# [Collected material]

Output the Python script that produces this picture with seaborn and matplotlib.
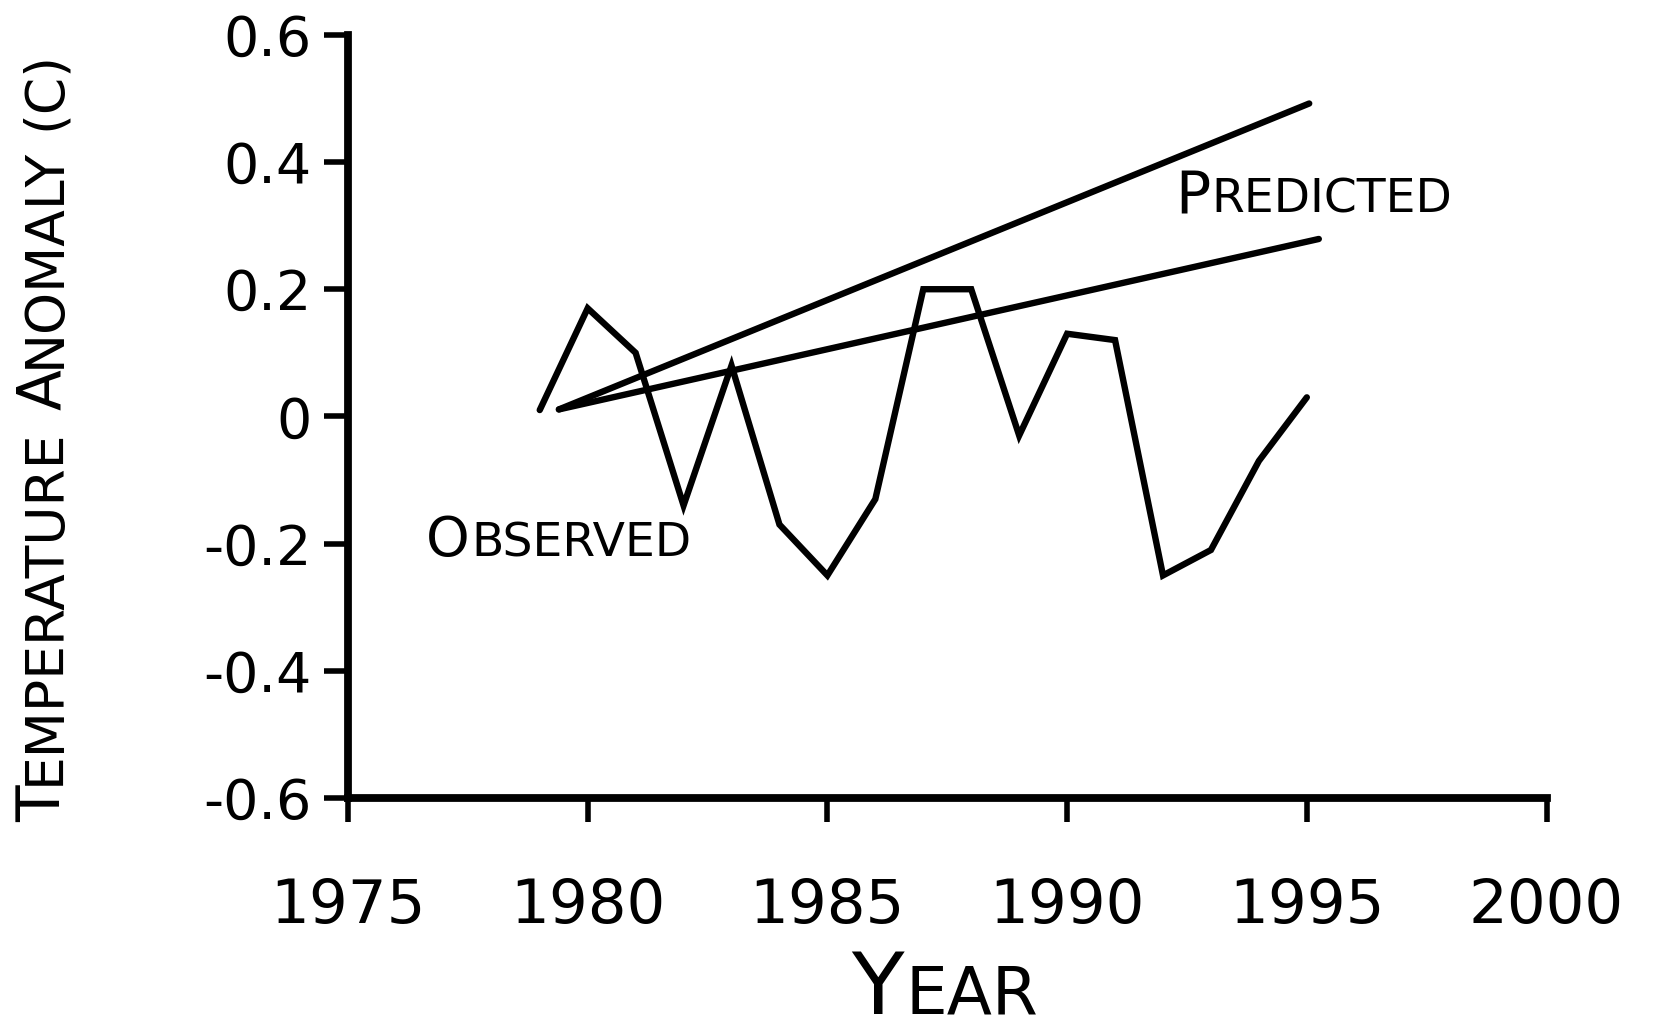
import matplotlib
matplotlib.use("Agg")
import matplotlib.pyplot as plt
from matplotlib.font_manager import FontProperties
from matplotlib.transforms import IdentityTransform
import seaborn as sns

# ---- data -------------------------------------------------------------
years = [1979, 1980, 1981, 1982, 1983, 1984, 1985, 1986, 1987,
         1988, 1989, 1990, 1991, 1992, 1993, 1994, 1995]
observed = [0.01, 0.17, 0.10, -0.14, 0.08, -0.17, -0.25, -0.13, 0.20,
            0.20, -0.03, 0.13, 0.12, -0.25, -0.21, -0.07, 0.03]

pred_high_years = [1979.4, 1995.05]
pred_high = [0.011, 0.492]
pred_low_years = [1979.4, 1995.25]
pred_low = [0.011, 0.279]

x_ticks = [1975, 1980, 1985, 1990, 1995, 2000]
x_tick_labels = ["1975", "1980", "1985", "1990", "1995", "2000"]
y_ticks = [-0.6, -0.4, -0.2, 0.0, 0.2, 0.4, 0.6]
y_tick_labels = ["-0.6", "-0.4", "-0.2", "0", "0.2", "0.4", "0.6"]

# ---- style ------------------------------------------------------------
FONT = "DejaVu Sans"
sns.set_style("ticks")
plt.rcParams["font.family"] = [FONT]
plt.rcParams["axes.unicode_minus"] = False

W, H, DPI = 1653, 1036, 100
fig = plt.figure(figsize=(W / DPI, H / DPI), dpi=DPI)
fig.patch.set_facecolor("white")
ax = fig.add_axes([0.2105, 0.2297, 0.7251, 0.7367])
ax.set_facecolor("white")

line_kw = dict(color="black", linewidth=4.6,
               solid_joinstyle="miter", solid_capstyle="round")
sns.lineplot(x=years, y=observed, ax=ax, **line_kw)
sns.lineplot(x=pred_high_years, y=pred_high, ax=ax, **line_kw)
sns.lineplot(x=pred_low_years, y=pred_low, ax=ax, **line_kw)

ax.set_xlim(1975, 2000)
ax.set_ylim(-0.6, 0.6)
ax.set_xticks(x_ticks, x_tick_labels)
ax.set_yticks(y_ticks, y_tick_labels)
ax.set_xlabel("")
ax.set_ylabel("")

for side in ["top", "right"]:
    ax.spines[side].set_visible(False)
for side in ["left", "bottom"]:
    ax.spines[side].set_linewidth(5.6)
    ax.spines[side].set_color("black")
    ax.spines[side].set_capstyle("projecting")

ax.tick_params(axis="both", direction="out", length=17, width=4.0,
               color="black", labelcolor="black")
ax.tick_params(axis="x", labelsize=44, pad=40)
ax.tick_params(axis="y", labelsize=40, pad=9)


# ---- small-caps text helper ------------------------------------------
def draw_small_caps(pieces, x0, y0, rotation=0, align="left"):
    """Draw a run of text pieces of different sizes sharing a baseline.

    pieces: list of (string, fontsize); a single " " means a word gap.
    x0, y0: display (pixel) coordinates of the run's start / centre.
    """
    renderer = fig.canvas.get_renderer()
    advances = []
    for s, size in pieces:
        fp = FontProperties(family=FONT, size=size)
        if s == " ":
            w1 = renderer.get_text_width_height_descent("x x", fp, ismath=False)[0]
            w2 = renderer.get_text_width_height_descent("xx", fp, ismath=False)[0]
            adv = w1 - w2
        else:
            w = renderer.get_text_width_height_descent(s, fp, ismath=False)[0]
            adv = w + 0.02 * size * DPI / 72.0
        advances.append(adv)
    total = sum(advances)
    if rotation == 0:
        cursor = x0 - total / 2 if align == "center" else x0
    else:
        cursor = y0 - total / 2 if align == "center" else y0
    for (s, size), adv in zip(pieces, advances):
        if s != " ":
            if rotation == 0:
                fig.text(cursor, y0, s, transform=IdentityTransform(),
                         fontsize=size, ha="left", va="baseline",
                         color="black", family=FONT)
            else:
                fig.text(x0, cursor, s, transform=IdentityTransform(),
                         fontsize=size, rotation=90, rotation_mode="anchor",
                         ha="left", va="baseline", color="black", family=FONT)
        cursor += adv


fig.canvas.draw()

# axis titles
draw_small_caps([("Y", 62), ("EAR", 47.5)], 945, 22, align="center")
draw_small_caps([("T", 43), ("EMPERATURE", 38.5), (" ", 38.5),
                 ("A", 43), ("NOMALY", 38.5), (" ", 38.5), ("(C)", 38.5)],
                60, H - 436, rotation=90, align="center")

# series labels, anchored in data coordinates
px, py = ax.transData.transform((1992.25, 0.32))
draw_small_caps([("P", 42), ("REDICTED", 34)], px, py)
ox, oy = ax.transData.transform((1976.63, -0.22))
draw_small_caps([("O", 40), ("BSERVED", 34)], ox, oy)

fig.savefig("out.png", dpi=DPI, facecolor="white")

# [Directions]
Repeat exactly and only the lines from the start of the data above through the line that holds "import seaborn as sns", inclusive. Pictures do not belong in the copy.

# [Solution to the exercise]
Output the Python script that produces this picture with seaborn and matplotlib.
import matplotlib
matplotlib.use("Agg")
import matplotlib.pyplot as plt
from matplotlib.font_manager import FontProperties
from matplotlib.transforms import IdentityTransform
import seaborn as sns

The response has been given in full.